I have a confession. Like Alec Baldwin and many other Americans, I’ve been sucked into Zynga’s mobile game Words With Friends. Words, and its sister game, Scramble With Friends are examples of the phenomenon NYU’s Jesper Juul has called “casual games.” A self-identified gamer, Juul discovered casual games when friends who’d had limited interest in video games suddenly began playing:
All the games I enjoyed, such as real-time strategy games, I wanted to get people to play them but… it was very daunting for them. Then, suddenly at the same time you had the explosion of music games and the appearance of the Nintendo Wii and the success of downloadable games and games in browsers. Suddenly, all those friends and family who hadn’t really been playing games… wanted to play Wii bowling and they liked playing games in their browsers — and by now on their cellphones. It seemed that most of that barrier that existed to prevent people from playing video games was gone. (USA Today)
Casual games like Words With Friends, Wii Bowling, and Fruit Ninja are characterized by simplicity and accessibility. The barriers to entry are low. Controls are intuitive. Narrative situations understandable. And the time demands are limited. According to Juul,
You can play most of them for five minutes. You can play just one song on Rock Band, if that is what you want. But they allow you to play for five hours. They are more flexible about fitting into your life. (USA Today)
Casual games offer bite-sized experiences. Many users, myself included, like them because they’re a short break — a few minutes tops. It’s a diversion pre-packaged for today’s over-scheduled lifestyles. As Juul notes, there are always exceptions to the rule (in this case, communities of “casual” gamers who spend 20 hours a week playing games like Bejewled), but for the most part, casual games attract audiences by demanding little time or skill. They are short, pleasing, self-contained experiences.
‘Immersion’ has become a familiar buzzword in new media circles. Interactive media in general, and games in particular, are credited with the ability to create immersive experiences. Transmedia narratives, spread across multiple platforms, give people the opportunity to immerse themselves in a story world.
There’s no denying that immersion is desirable. Many of us interested in media making remember that first time (and the many times after) we were swept up by a story. But is immersion the right answer in all cases? If we think about interactive media as a tool for creating immersive experiences, what kind of narratives and platforms are we eliminating offhand?
When Gerry Flahive, producer of the National Film Board of Canada’s HIGHRISE project, visited MIT this past spring for the New Arts of Documentary summit, he said that visitors spent an average of seven minutes on HIGHRISE’s sites (albeit with return visits). HIGHRISE offers a rich, immersive experience that users can come back to time and again. But if we measure this phenomenon in games terms, the projects seem to be consumed in a pattern more akin to casual Words With Friends than the highly immersive World of Warcraft, for instance. Visitors take in small chunks of story, whenever they can fit it into their busy schedules.

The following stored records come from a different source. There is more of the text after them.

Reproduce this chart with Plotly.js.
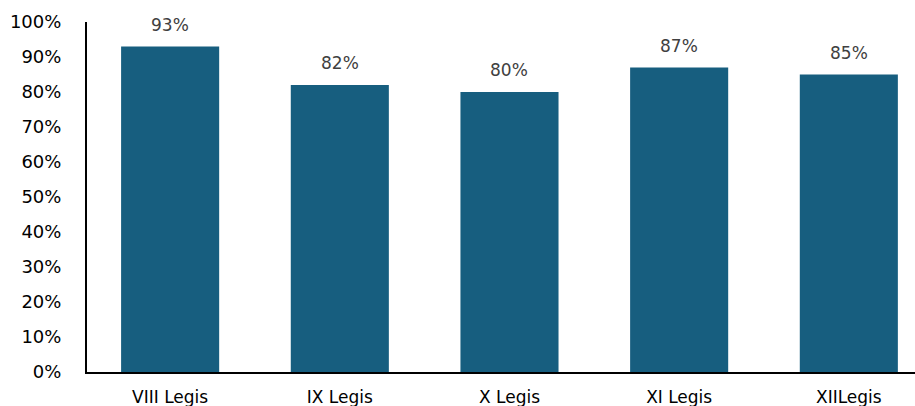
<!DOCTYPE html>
<html>
<head>
<meta charset="utf-8">
<script src="https://cdn.plot.ly/plotly-3.0.1.min.js"></script>
<style>html,body{margin:0;padding:0;background:#fff;}#chart{width:915px;height:406px;}</style>
</head>
<body>
<div id="chart"></div>
<script>
const categories = ["VIII Legis", "IX Legis", "X Legis", "XI Legis", "XIILegis"];
const values = [93, 82, 80, 87, 85];
const yTicks = [0, 10, 20, 30, 40, 50, 60, 70, 80, 90, 100];
const yTickLabels = yTicks.map(v => v + "%");
const valueLabels = values.map(v => v + "%");

const barColor = "#175e7f";
const fontFamily = "'DejaVu Sans', 'Liberation Sans', sans-serif";

const trace = {
  type: "bar",
  x: categories,
  y: values,
  marker: { color: barColor, line: { width: 0 } },
  width: 0.578,
  hoverinfo: "none"
};

const annotations = categories.map((c, i) => ({
  x: c,
  y: values[i],
  xref: "x",
  yref: "y",
  text: valueLabels[i],
  showarrow: false,
  yanchor: "bottom",
  yshift: 10,
  font: { family: fontFamily, size: 17, color: "#404040" }
}));

const layout = {
  width: 915,
  height: 406,
  margin: { l: 87, r: 0, t: 22, b: 34, pad: 0 },
  paper_bgcolor: "#ffffff",
  plot_bgcolor: "#ffffff",
  showlegend: false,
  font: { family: fontFamily, size: 17, color: "#000000" },
  xaxis: {
    type: "category",
    range: [-0.49, 4.39],
    showgrid: false,
    zeroline: false,
    showline: true,
    linecolor: "#000000",
    linewidth: 2,
    ticks: "",
    ticklabelstandoff: 9,
    tickfont: { family: fontFamily, size: 17, color: "#000000" },
    fixedrange: true
  },
  yaxis: {
    range: [0, 100],
    tickvals: yTicks,
    ticktext: yTickLabels,
    showgrid: false,
    zeroline: false,
    showline: true,
    linecolor: "#000000",
    linewidth: 2,
    ticks: "",
    ticklabelstandoff: 20,
    tickfont: { family: fontFamily, size: 18, color: "#000000" },
    fixedrange: true
  },
  annotations: annotations
};

Plotly.newPlot("chart", [trace], layout, { displayModeBar: false, staticPlot: true });
</script>
</body>
</html>
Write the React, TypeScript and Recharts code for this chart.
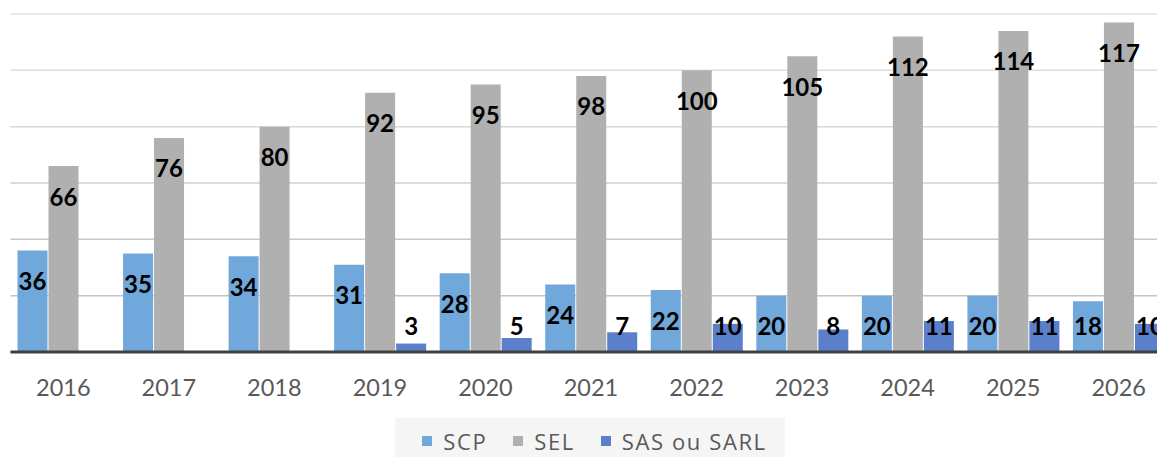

Undoubtedly, filmmakers have a lot to learn from “immersive” elements of games. But games aren’t necessarily immersive, and so-called “casual games” are popular in part because they don’t demand total attention. I bring up this example to suggest that transmedia and interactive narratives aren’t necessarily immersive either. They can generate deep interest in users, but they don’t have to. Despite the popularity of sites like YouTube, built on casual viewing, the idea of “casual” web-based narratives seem to have received less attention than their immersive counterparts.
There are many types of audiences, who have different relationships to their entertainment content. When I worked in museum exhibition development, we broke our visitors into three general groups – waders, swimmers, and divers. The divers would look at nearly every artifact and read most captions, the swimmers would pick and choose, and the waders breezed through an exhibition in minutes. Put simply: people consumed content differently.
In a perfect world, we’d create stories that both waders and divers can enjoy. But while immersion can be a powerful draw (and seems to be an essential part of the experience that the “divers”-type craves), it can also be a barrier to entry. Juul’s friends had no desire to play time-demanding videogames with specialized mechanics. The skill it takes to successfully play some hardcore games (an element that attracts serious gamers) can make them unintelligible to casual users.
What can web filmmakers learn from the casual games phenomenon? Is there a future for “casual docs,” designed to be consumed in a bite sized way? How can filmmakers shape projects for casual viewers?
In other words, what can we learn from Words With Friends?